REQUIREMENTS: Copy exactly, and only, the lines below from the first through the one containing "import * as", both included; pictures are omitted.

Figure scripts:
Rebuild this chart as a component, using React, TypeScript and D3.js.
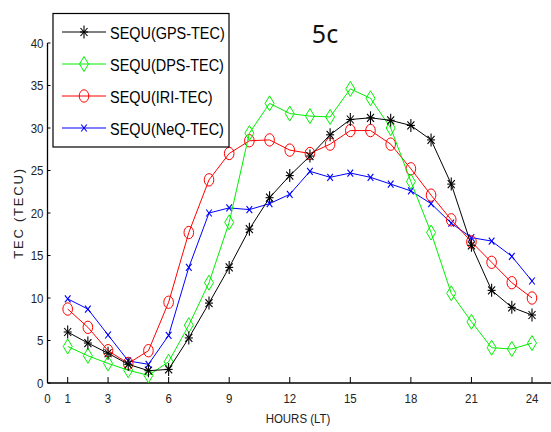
import React from "react";
import * as d3 from "d3";

const hours = [1,2,3,4,5,6,7,8,9,10,11,12,13,14,15,16,17,18,19,20,21,22,23,24];
const gpsTec = [6.0,4.7,3.5,2.2,1.45,1.6,5.3,9.4,13.6,18.1,21.8,24.4,26.7,29.2,31.0,31.2,30.9,30.3,28.6,23.4,16.2,10.9,8.9,8.0];
const dpsTec = [4.3,3.2,2.3,1.5,0.9,2.5,6.8,11.8,18.9,29.4,32.9,31.7,31.4,31.3,34.6,33.5,30.0,23.7,17.7,10.55,7.2,4.15,4.0,4.7];
const iriTec = [8.7,6.55,3.8,2.3,3.8,9.5,17.7,23.9,27.0,28.5,28.6,27.4,27.0,28.1,29.7,29.7,28.1,25.2,22.1,19.2,16.6,14.2,11.8,10.0];
const neqTec = [9.9,8.7,5.65,2.6,2.2,5.6,13.6,20.0,20.6,20.4,21.1,22.2,24.9,24.2,24.7,24.2,23.4,22.6,21.1,18.8,17.1,16.7,14.9,12.0];
const seriesNames = ["SEQU(GPS-TEC)","SEQU(DPS-TEC)","SEQU(IRI-TEC)","SEQU(NeQ-TEC)"];
const xTicks = [0,1,3,6,9,12,15,18,21,24];
const yTicks = [0,5,10,15,20,25,30,35,40];

const FONT = "'Liberation Sans', Arial, sans-serif";

type Marker = "star" | "diamond" | "circle" | "x";

function MarkerShape({ kind, x, y, color }: { kind: Marker; x: number; y: number; color: string }) {
  if (kind === "star") {
    return (
      <g stroke={color} strokeWidth={1.1} fill="none">
        <line x1={x} y1={y - 6.5} x2={x} y2={y + 6.5} />
        <line x1={x - 4} y1={y} x2={x + 4} y2={y} />
        <line x1={x - 3.5} y1={y - 4} x2={x + 3.5} y2={y + 4} />
        <line x1={x - 3.5} y1={y + 4} x2={x + 3.5} y2={y - 4} />
      </g>
    );
  }
  if (kind === "diamond") {
    return (
      <path
        d={`M${x},${y - 7.5}L${x + 4.5},${y}L${x},${y + 7.5}L${x - 4.5},${y}Z`}
        stroke={color}
        strokeWidth={1}
        fill="none"
      />
    );
  }
  if (kind === "circle") {
    return <ellipse cx={x} cy={y} rx={4.8} ry={6.2} stroke={color} strokeWidth={1} fill="none" />;
  }
  return (
    <g stroke={color} strokeWidth={1.1}>
      <line x1={x - 2.8} y1={y - 3.5} x2={x + 2.8} y2={y + 3.5} />
      <line x1={x - 2.8} y1={y + 3.5} x2={x + 2.8} y2={y - 3.5} />
    </g>
  );
}

export default function App() {
  const W = 551, H = 432;
  const x = d3.scaleLinear().domain([0, 24]).range([47.5, 532]);
  const y = d3.scaleLinear().domain([0, 40]).range([383, 43]);

  const series = [
    { name: seriesNames[3], values: neqTec, color: "#0000ff", marker: "x" as Marker },
    { name: seriesNames[2], values: iriTec, color: "#ff0000", marker: "circle" as Marker },
    { name: seriesNames[1], values: dpsTec, color: "#00f000", marker: "diamond" as Marker },
    { name: seriesNames[0], values: gpsTec, color: "#000000", marker: "star" as Marker },
  ];
  const legendOrder = [series[3], series[2], series[1], series[0]];

  const line = d3
    .line<number>()
    .x((_, i) => x(hours[i]))
    .y((d) => y(d));

  return (
    <svg width={W} height={H} style={{ position: "absolute", left: 0, top: 0, background: "#fff" }}>
      <rect x={0} y={0} width={W} height={H} fill="#fff" />
      {/* axes */}
      <line x1={x(0)} y1={y(0)} x2={W} y2={y(0)} stroke="#000" strokeWidth={1.3} />
      <line x1={x(0)} y1={y(0)} x2={x(0)} y2={y(40)} stroke="#000" strokeWidth={1.3} />
      {xTicks.filter((t) => t !== 0).map((t) => (
        <line key={"xt" + t} x1={x(t)} x2={x(t)} y1={y(0)} y2={y(0) - 6} stroke="#000" strokeWidth={1} />
      ))}
      {xTicks.map((t) => (
        <text
          key={"xl" + t}
          transform={`translate(${x(t)},${y(0) + 20}) scale(0.85,1)`}
          textAnchor="middle"
          fontFamily={FONT}
          fontSize={13.5}
          fill="#222"
        >
          {t}
        </text>
      ))}
      {yTicks.map((t) => (
        <g key={"y" + t}>
          <line x1={x(0)} x2={x(0) + 3} y1={y(t)} y2={y(t)} stroke="#000" strokeWidth={1} />
          <text
            transform={`translate(${x(0) - 4},${y(t) + 4.5}) scale(0.85,1)`}
            textAnchor="end"
            fontFamily={FONT}
            fontSize={13.5}
            fill="#222"
          >
            {t}
          </text>
        </g>
      ))}
      <text
        transform={`translate(22.5,213) rotate(-90)`}
        textAnchor="middle"
        fontFamily={FONT}
        fontSize={13}
        letterSpacing={1.8}
        fill="#222"
      >
        TEC (TECU)
      </text>
      <text
        transform={`translate(298,423) scale(0.85,1)`}
        textAnchor="middle"
        fontFamily={FONT}
        fontSize={13.5}
        fill="#222"
      >
        HOURS (LT)
      </text>
      <text x={325} y={43} textAnchor="middle" fontFamily="'Noto Sans', 'Open Sans', sans-serif" fontSize={25} fill="#111">
        5c
      </text>

      {/* series */}
      {series.map((s) => (
        <g key={s.name}>
          <path d={line(s.values) || ""} fill="none" stroke={s.color} strokeWidth={1} />
          {s.values.map((v, i) => (
            <MarkerShape key={i} kind={s.marker} x={x(hours[i])} y={y(v)} color={s.color} />
          ))}
        </g>
      ))}

      {/* legend */}
      <rect x={53} y={13.5} width={176} height={133.5} fill="#fff" stroke="#000" strokeWidth={1.2} />
      {legendOrder.map((s, i) => {
        const ly = 32 + i * 32;
        return (
          <g key={"lg" + s.name}>
            <line x1={62} x2={106} y1={ly} y2={ly} stroke={s.color} strokeWidth={1} />
            <MarkerShape kind={s.marker} x={84} y={ly} color={s.color} />
            <text
              transform={`translate(110,${ly + 6.5}) scale(0.85,1)`}
              fontFamily={FONT}
              fontSize={17}
              fill="#000"
            >
              {s.name}
            </text>
          </g>
        );
      })}
    </svg>
  );
}
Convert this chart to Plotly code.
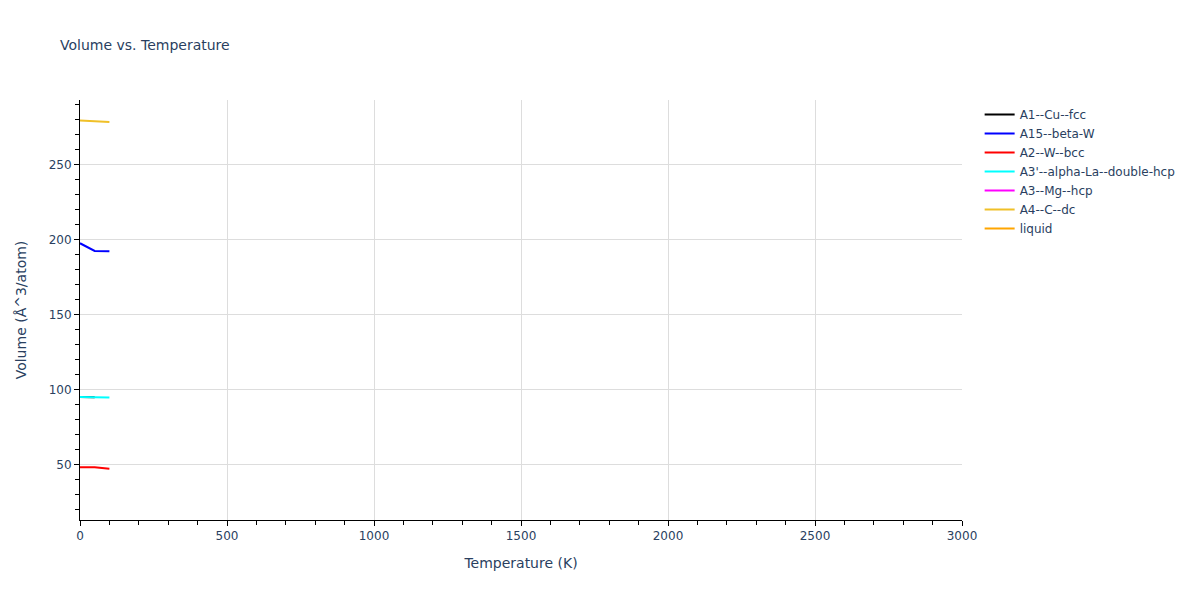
import plotly.graph_objects as go

temps_a1 = [0, 50]
vol_a1 = [95.3, 95.2]
temps_a15 = [0, 50, 100]
vol_a15 = [197.8, 192.7, 192.4]
temps_a2 = [0, 50, 100]
vol_a2 = [48.5, 48.4, 47.4]
temps_a3p = [0, 50, 100]
vol_a3p = [95.3, 95.2, 94.9]
temps_a3 = [None]
vol_a3 = [None]
temps_a4 = [0, 50, 100]
vol_a4 = [279.6, 279.2, 278.7]
temps_liq = [None]
vol_liq = [None]

series = [
    ("A1--Cu--fcc", temps_a1, vol_a1, "black"),
    ("A15--beta-W", temps_a15, vol_a15, "blue"),
    ("A2--W--bcc", temps_a2, vol_a2, "red"),
    ("A3'--alpha-La--double-hcp", temps_a3p, vol_a3p, "cyan"),
    ("A3--Mg--hcp", temps_a3, vol_a3, "magenta"),
    ("A4--C--dc", temps_a4, vol_a4, "#f0c028"),
    ("liquid", temps_liq, vol_liq, "orange"),
]

fig = go.Figure()
for name, x, y, c in series:
    fig.add_trace(go.Scatter(x=x, y=y, mode="lines", name=name, line=dict(color=c, width=2)))

axis_common = dict(
    showline=True, linecolor="black", linewidth=1,
    ticks="outside", tickcolor="black", ticklen=5,
    showgrid=True, gridcolor="#dddddd", zeroline=False,
    minor=dict(ticks="outside", ticklen=4, tickcolor="black", showgrid=False),
)

fig.update_layout(
    width=1192, height=592,
    margin=dict(l=72, r=238, t=92, b=80),
    title=dict(text="Volume vs. Temperature", font=dict(size=14),
               x=52 / 1192, xanchor="left", xref="container",
               y=1 - 37 / 592, yanchor="middle", yref="container"),
    template="plotly_white",
    font=dict(family="DejaVu Sans, Verdana, sans-serif", size=12),
    xaxis=dict(title=dict(text="Temperature (K)", font=dict(size=14)), range=[0, 3000], dtick=500,
               **axis_common),
    yaxis=dict(title=dict(text="Volume (Å^3/atom)", font=dict(size=14), standoff=18),
               range=[13.3, 293.3], dtick=50, **axis_common),
)
fig.update_xaxes(minor=dict(dtick=100))
fig.update_yaxes(minor=dict(dtick=10))

fig.write_html("out.html")
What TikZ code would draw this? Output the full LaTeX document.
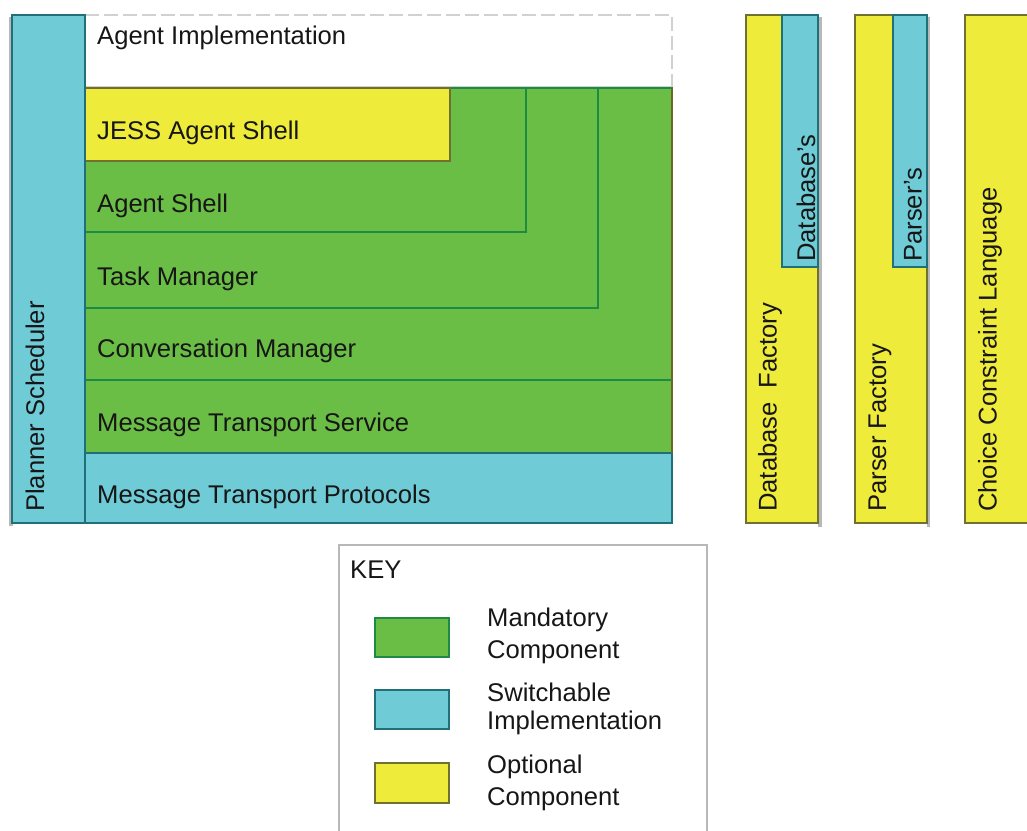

WRITTEN SOLUTION:
Rebuild this chart as a component, using React, TypeScript and D3.js.
import React from "react";
import * as d3 from "d3";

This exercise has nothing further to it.